AUGUSTA, Maine — Gov. Paul LePage has vetoed a bill that aims to pump about $2.4 million to Maine’s county jails this year to help avert fiscal crises in a number of counties.
The one-year funding proposal represents a short-term fix for cash-strapped county jails, which are supported with a max of state allocations and money raised from property taxes.
In his veto letter for LD 1614, LePage repeated his assertion that Maine’s jail funding formula — which divides responsibility between counties and state government — does not work.
“If the counties are responsible for operating the jails, the counties should also be responsible for paying the cost of jails,” LePage wrote in the veto letter.
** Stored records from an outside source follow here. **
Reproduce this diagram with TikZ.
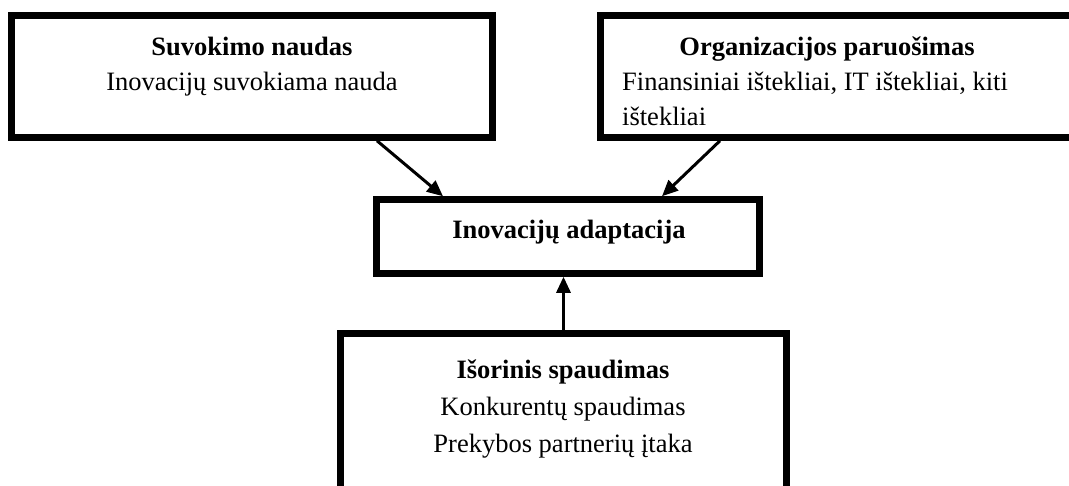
\documentclass[tikz,border=0pt]{standalone}
\usepackage{fontspec}
\setmainfont{Liberation Serif}
\usetikzlibrary{arrows.meta}
\begin{document}
\begin{tikzpicture}[x=1pt,y=-1pt,
  box/.style={draw=black, line width=6.5pt, inner sep=0pt},
  txt/.style={font=\fontsize{26.5}{36}\selectfont, inner sep=0pt},
  ttl/.style={font=\fontsize{26.5}{36}\selectfont\bfseries, inner sep=0pt},
  link/.style={-{Triangle[length=16pt,width=14pt]}, line width=3pt}]
  \useasboundingbox (0,0) rectangle (1069,485);
  \fill[white] (0,0) rectangle (1069,485);
  \clip (0,0) rectangle (1069,485);

  % frames
  \node[box, minimum width=481pt, minimum height=122pt] (b1) at (252,76.5) {};
  \node[box, minimum width=479.5pt, minimum height=122pt] (b2) at (840.25,76.5) {};
  \node[box, minimum width=383pt, minimum height=74pt] (ca) at (568,236.5) {};
  \node[box, minimum width=446pt, minimum height=166.5pt] (b3) at (563.5,416.75) {};

  % texts
  \node[ttl, anchor=base] (t1) at (252,55) {Suvokimo naudas};
  \node[txt, anchor=base] (t1a) at (252,90) {Inovacijų suvokiama nauda};

  \node[ttl, anchor=base] (t2) at (827,55) {Organizacijos paruošimas};
  \node[txt, anchor=base west] (t2a) at (622,90) {Finansiniai ištekliai, IT ištekliai, kiti};
  \node[txt, anchor=base west] (t2b) at (622,125) {ištekliai};

  \node[ttl, anchor=base] (tc) at (569,238) {Inovacijų adaptacija};

  \node[ttl, anchor=base] (t3) at (563,378) {Išorinis spaudimas};
  \node[txt, anchor=base] (t3a) at (563,415) {Konkurentų spaudimas};
  \node[txt, anchor=base] (t3b) at (563,452) {Prekybos partnerių įtaka};

  % connectors
  \draw[link] ([xshift=125pt]b1.south) -- ([xshift=-125pt]ca.north);
  \draw[link] ([xshift=-120.25pt]b2.south) -- ([xshift=94pt]ca.north);
  \draw[link] (b3.north) -- ([xshift=-4.5pt]ca.south);
\end{tikzpicture}
\end{document}
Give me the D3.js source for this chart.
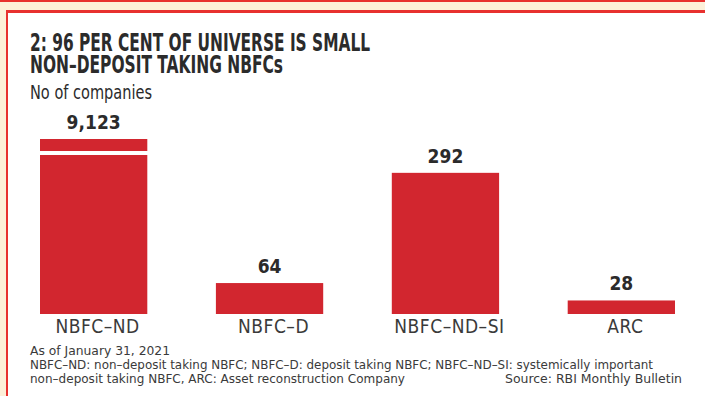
<!DOCTYPE html>
<html>
<head>
<meta charset="utf-8">
<script src="https://cdn.jsdelivr.net/npm/d3@7"></script>
<style>
  body { margin: 0; background: #fdf0d9; }
  svg { display: block; }
  text { font-family: "DejaVu Sans Condensed", "DejaVu Sans", sans-serif; }
</style>
</head>
<body>
<script>
// data
var categories = ["NBFC-ND", "NBFC-D", "NBFC-ND-SI", "ARC"];
var counts     = [9123, 64, 292, 28];
var labels     = ["9,123", "64", "292", "28"];

var W = 705, H = 396;
var red = "#d2262f";
var ink = "#2b2b2b";

var svg = d3.select("body")
            .append("svg")
            .attr("width",  W)
            .attr("height", H);

// frame
svg.append("rect").attr("x", 0).attr("y", 0).attr("width", W).attr("height", H).attr("fill", "#fdf0d9");
svg.append("rect").attr("x", 0).attr("y", 0).attr("width", W).attr("height", 2).attr("fill", "#e8312f");
svg.append("rect").attr("x", 7).attr("y", 11).attr("width", W).attr("height", H).attr("fill", "#fff");
svg.append("rect").attr("x", 6).attr("y", 10).attr("width", W).attr("height", 3).attr("fill", "#e8312f");
svg.append("rect").attr("x", 6).attr("y", 10).attr("width", 2).attr("height", H).attr("fill", "#e8312f");

// titles
svg.append("text").attr("x", 30).attr("y", 51)
   .attr("font-size", 24).attr("font-weight", "bold").attr("fill", ink)
   .attr("textLength", 340).attr("lengthAdjust", "spacingAndGlyphs")
   .text("2: 96 PER CENT OF UNIVERSE IS SMALL");
svg.append("text").attr("x", 30).attr("y", 73)
   .attr("font-size", 24).attr("font-weight", "bold").attr("fill", ink)
   .attr("textLength", 253).attr("lengthAdjust", "spacingAndGlyphs")
   .text("NON\u2013DEPOSIT TAKING NBFCs");
svg.append("text").attr("x", 30).attr("y", 99)
   .attr("font-size", 19).attr("fill", ink)
   .attr("textLength", 122).attr("lengthAdjust", "spacingAndGlyphs")
   .text("No of companies");

// scales
var x = d3.scaleBand()
          .domain(categories)
          .range([40, 675])
          .paddingInner(0.39)
          .paddingOuter(0);

var y = d3.scaleLinear()
          .domain([0, 362])   // bar for 9,123 is cut off (broken bar)
          .range([314, 139])
          .clamp(true);

var data = categories.map(function(c, i){ return {cat: c, v: counts[i], lab: labels[i]}; });

svg.selectAll("rect.bar")
   .data(data)
   .enter()
   .append("rect")
   .attr("class", "bar")
   .attr("x", function(d){ return x(d.cat); })
   .attr("y", function(d){ return y(d.v); })
   .attr("width", x.bandwidth())
   .attr("height", function(d){ return y(0) - y(d.v); })
   .attr("fill", red);

// break in the bar that goes off the scale
svg.selectAll("rect.brk")
   .data(data.filter(function(d){ return d.v > y.domain()[1]; }))
   .enter()
   .append("rect")
   .attr("class", "brk")
   .attr("x", function(d){ return x(d.cat) - 1; })
   .attr("y", y(y.domain()[1]) + 12)
   .attr("width", x.bandwidth() + 2)
   .attr("height", 4)
   .attr("fill", "#fff");

// value labels
svg.selectAll("text.val")
   .data(data)
   .enter()
   .append("text")
   .attr("class", "val")
   .attr("x", function(d){ return x(d.cat) + x.bandwidth() / 2; })
   .attr("y", function(d){ return y(d.v) - 10; })
   .attr("text-anchor", "middle")
   .attr("font-size", 19).attr("font-weight", "bold").attr("fill", ink)
   .text(function(d){ return d.lab; });

// category axis
var xAxis = svg.append("g")
   .attr("transform", "translate(4," + y(0) + ")")
   .call(d3.axisBottom(x).tickSize(0).tickPadding(5));
xAxis.select(".domain").remove();
xAxis.selectAll("text")
   .attr("font-size", 19).attr("fill", "#3a3a3a")
   .style("font-family", "\"DejaVu Sans Condensed\", \"DejaVu Sans\", sans-serif")
   .style("letter-spacing", "0.5px")
   .attr("dy", "0.75em")
   .text(function(d){ return d.replace(/-/g, "\u2013"); });

// footnotes
var notes = svg.append("g").attr("fill", "#3a3a3a");
notes.append("text").attr("x", 30).attr("y", 355).attr("font-size", 13)
     .attr("textLength", 140).attr("lengthAdjust", "spacingAndGlyphs")
     .text("As of January 31, 2021");
notes.append("text").attr("x", 30).attr("y", 369).attr("font-size", 13)
     .attr("textLength", 623).attr("lengthAdjust", "spacingAndGlyphs")
     .text("NBFC\u2013ND: non\u2013deposit taking NBFC; NBFC\u2013D: deposit taking NBFC; NBFC\u2013ND\u2013SI: systemically important");
notes.append("text").attr("x", 30).attr("y", 383).attr("font-size", 13)
     .attr("textLength", 375).attr("lengthAdjust", "spacingAndGlyphs")
     .text("non\u2013deposit taking NBFC, ARC:  Asset reconstruction Company");
notes.append("text").attr("x", 682).attr("y", 383).attr("font-size", 13)
     .attr("text-anchor", "end")
     .attr("textLength", 177).attr("lengthAdjust", "spacingAndGlyphs")
     .text("Source:  RBI Monthly Bulletin");
</script>
</body>
</html>
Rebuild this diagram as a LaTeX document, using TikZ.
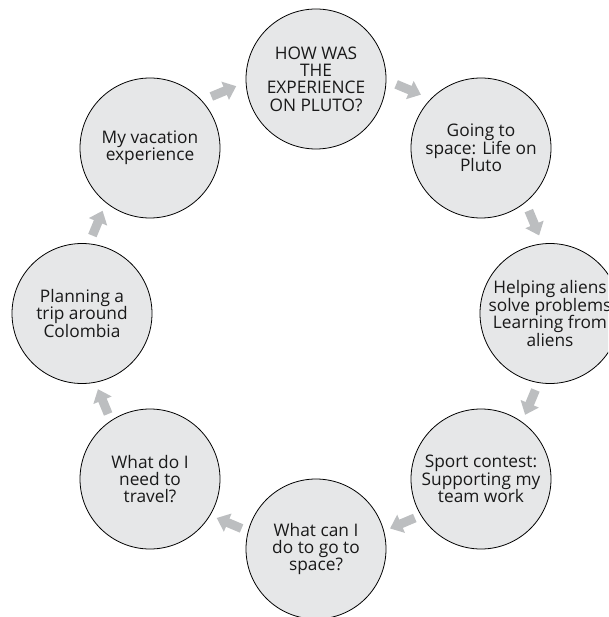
\documentclass[tikz,border=0pt]{standalone}
\usepackage{fontspec}
\setmainfont{Open Sans}
\usetikzlibrary{calc,arrows.meta}
\definecolor{bubble}{HTML}{E6E7E8}
\definecolor{arrowgray}{HTML}{BCBEC0}
\tikzset{
  bubble/.style={circle, draw=black, line width=0.8pt, fill=bubble, minimum size=140pt, inner sep=0pt, align=center, font=\fontsize{17.3}{17.4}\selectfont, text=black!90},
  flow/.style={draw=arrowgray, line width=9pt, -{Triangle[width=19pt,length=12pt]}}
}
\newcommand{\flowarrow}[3]{%
  \draw[flow] ($(#1)!0.425!(#2)!#3!90:(#2)$) -- ($(#1)!0.575!(#2)!#3!-90:(#1)$);}
\begin{document}
\begin{tikzpicture}[x=1pt,y=-1pt]
\useasboundingbox (0,0) rectangle (608,617);
\clip (0,0) rectangle (608,617);
\node[bubble] (top) at (316,79) {HOW WAS\\THE\\EXPERIENCE\\ON PLUTO?};
\node[bubble] (tr) at (481,148) {Going to\\space: Life on\\Pluto};
\node[bubble] (r) at (550,313.5) {Helping aliens\\solve problems\\Learning from\\aliens};
\node[bubble] (br) at (481,479) {Sport contest:\\Supporting my\\team work};
\node[bubble] (b) at (316,549) {What can I\\do to go to\\space?};
\node[bubble] (bl) at (150,479) {What do I\\need to\\travel?};
\node[bubble] (l) at (82,313.5) {Planning a\\trip around\\Colombia};
\node[bubble] (tl) at (150,148) {My vacation\\experience};
\flowarrow{tl}{top}{24pt}
\flowarrow{top}{tr}{26pt}
\flowarrow{tr}{r}{20pt}
\flowarrow{r}{br}{16pt}
\flowarrow{br}{b}{10pt}
\flowarrow{b}{bl}{10pt}
\flowarrow{bl}{l}{14pt}
\flowarrow{l}{tl}{20pt}
\end{tikzpicture}
\end{document}
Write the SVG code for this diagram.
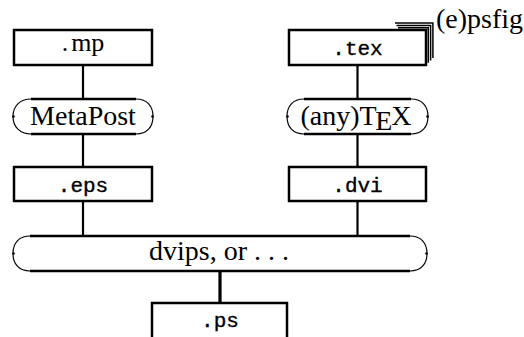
<svg xmlns="http://www.w3.org/2000/svg" width="524" height="337" viewBox="0 0 524 337">
<style>
.box{fill:#fff;stroke:#000;stroke-width:2.5}
.edge{fill:none;stroke:#000;stroke-width:2.4}
.arc{fill:none;stroke:#000;stroke-width:1.2}
.conn{fill:none;stroke:#000;stroke-width:2.2}
.tt{font-family:"Liberation Mono","Courier New",monospace;font-size:21px;fill:#000;stroke:#000;stroke-width:0.35;text-anchor:middle}
.rm{font-family:"Liberation Serif","Times New Roman",serif;font-size:28px;fill:#000;text-anchor:middle}
.rms{font-family:"Liberation Serif","Times New Roman",serif;font-size:26px;fill:#000;text-anchor:middle}
.stack{fill:none;stroke:#000;stroke-width:1.5}
.dot{fill:#000}
</style>
<rect width="524" height="337" fill="#fff"/>
<g id="connectors">
<line class="conn" x1="83" y1="65" x2="83" y2="99"/>
<line class="conn" x1="83" y1="134" x2="83" y2="167"/>
<line class="conn" x1="83" y1="201" x2="83" y2="236"/>
<line class="conn" x1="357.5" y1="65" x2="357.5" y2="99"/>
<line class="conn" x1="357.5" y1="134" x2="357.5" y2="167"/>
<line class="conn" x1="357.5" y1="201" x2="357.5" y2="236"/>
<line class="conn" x1="220" y1="271" x2="220" y2="303" style="stroke-width:3.2"/>
</g>
<g id="mp">
<rect class="box" x="14" y="30" width="138" height="35"/>
<text class="rms" x="83" y="51">.<tspan dx="3">mp</tspan></text>
</g>
<g id="tex">
<path class="stack" d="M395,23.1 H432.9 V58.1 M396.5,25.4 H430.6 V60.4 M398,27.7 H428.3 V62.7"/>
<rect class="box" x="289" y="30" width="137" height="35"/>
<text class="tt" x="357.5" y="55">.tex</text>
<text class="rm" x="436" y="28" style="text-anchor:start">(e)psfig</text>
</g>
<g id="metapost">
<path class="edge" d="M31,99 H136 M31,134 H136"/>
<path class="arc" d="M31,99 C20,99 13,106 13,116.5 C13,127 20,134 31,134 M136,99 C147,99 153,106 153,116.5 C153,127 147,134 136,134"/>
<circle class="dot" cx="13.5" cy="116.5" r="1.3"/>
<circle class="dot" cx="152.5" cy="116.5" r="1.3"/>
<text class="rm" x="83" y="125">MetaPost</text>
</g>
<g id="anytex">
<path class="edge" d="M304,99 H411 M304,134 H411"/>
<path class="arc" d="M304,99 C293,99 287,106 287,116.5 C287,127 293,134 304,134 M411,99 C422,99 428,106 428,116.5 C428,127 422,134 411,134"/>
<circle class="dot" cx="287.5" cy="116.5" r="1.3"/>
<circle class="dot" cx="427.5" cy="116.5" r="1.3"/>
<text class="rm" x="356" y="125">(any)T<tspan dx="-1.5" dy="5">E</tspan><tspan dx="-1" dy="-5">X</tspan></text>
</g>
<g id="eps">
<rect class="box" x="14" y="167" width="138" height="34"/>
<text class="tt" x="83" y="192">.eps</text>
</g>
<g id="dvi">
<rect class="box" x="289" y="167" width="137" height="34"/>
<text class="tt" x="357.5" y="192">.dvi</text>
</g>
<g id="dvips">
<path class="edge" d="M30,236 H410 M30,271 H410"/>
<path class="arc" d="M30,236 C19,236 13,243 13,253.5 C13,264 19,271 30,271 M410,236 C421,236 427,243 427,253.5 C427,264 421,271 410,271"/>
<circle class="dot" cx="13.5" cy="253.5" r="1.3"/>
<circle class="dot" cx="426.5" cy="253.5" r="1.3"/>
<text class="rm" x="219" y="260">dvips, or . . .</text>
</g>
<g id="ps">
<path class="box" d="M152,340 V303 H287 V340"/>
<text class="tt" x="220" y="327">.ps</text>
</g>
</svg>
The current system caps what counties can spend on jail operation, which LePage said creates an unfair burden on state taxpayers. County budgets are prevented from growing more than 3 percent per year under state law.
“For too long, state taxpayers have had to pick up the tab for the cost of the county jails because, due to the cap, there is no incentive for counties to rein in jail spending.”
LePage said he would support a supplemental jail funding appropriation only if it included an elimination of the county spending cap.
Democrats criticized the veto, saying that LePage’s position would be unfair to property taxpayers.
“The governor is suggesting that the Legislature should impose a tax shift on to local communities,” said Rep. Lori Fowle, D-Vassalboro, House chairwoman of the Criminal Justice and Public Safety Committee.
Legislators will return to the State House on April 29 to vote on this and other vetoes LePage has issued since the Legislature recessed early the morning of April 16. The jail bailout bill, sponsored by Republican Sen. Kim Rosen of Bucksport, passed without a roll-call vote in the Senate and cleared the House with a 115-32 final enactment vote.